Klipsch is assuming existing API retail distribution and will “continue solid support of that distribution,” but “over time, Klipsch will always evaluate and plan solid moves for all brands,” a spokesman added. The additional brands provide “more flexibility” in distribution channels, Klipsch noted.

Despite the acquisition, API’s marketing, engineering, and product development will continue to operate independently of Jamo and Klipsch Audio Technologies, which markets Klipsch-brand speakers and other products. API will also continue to control purchasing and logistics but will avail itself of Klipsch Group resources, Klipsch said. Only API’s sales functions, including its sales team, will be transferred to the Klipsch Group.
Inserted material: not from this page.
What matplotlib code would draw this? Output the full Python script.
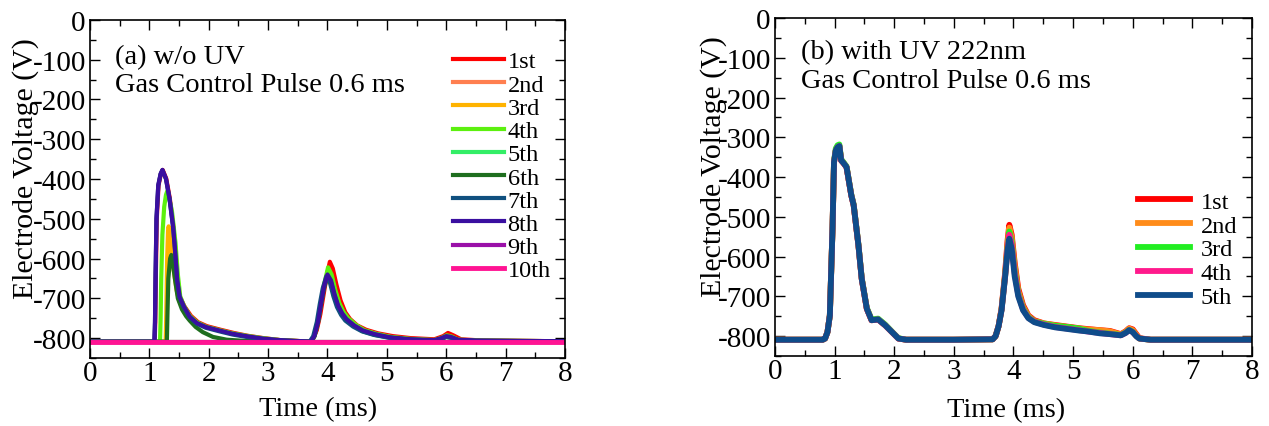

In the future, as Klipsch and API contracts with Chinese factories come up for renewal, the Klipsch Group wants to consolidate suppliers to work with fewer manufacturers, Klipsch added.

API owner Howard Heiber also sees new opportunities for the API brands. “With their knowledge and resources, we knew it would be a good fit,” he told TWICE. “It will give us access to some resources we didn’t have, including engineering resources, QC resources in China, and European and China distribution.”

Heiber, who is leaving API after founding it in November 1972, said he was not actively shopping the company, although during the past few years, “multiple” companies knocked on his door, including CE companies and merchant banks. Heiber said he seriously entertained only Klipsch’s overtures because “I heard nothing but good things about Fred and his company.”

Heiber said he doesn’t plan to retire but doesn’t know yet whether he will stay in the CE business.

The Klipsch brand is already among the top two or three brands in cabinet speakers sold at retail in all distribution channels, and brand sales have been growing 18 percent to 20 percent per year for the past seven years, Klipsch noted. Jamo sales have grown almost 10 percent in the first full fiscal year, ending June 30, under Klipsch ownership, he added.

Klipsch has also been selling a Klipsch-branded Synergy series of cabinet speakers exclusively through Best Buy since 2004.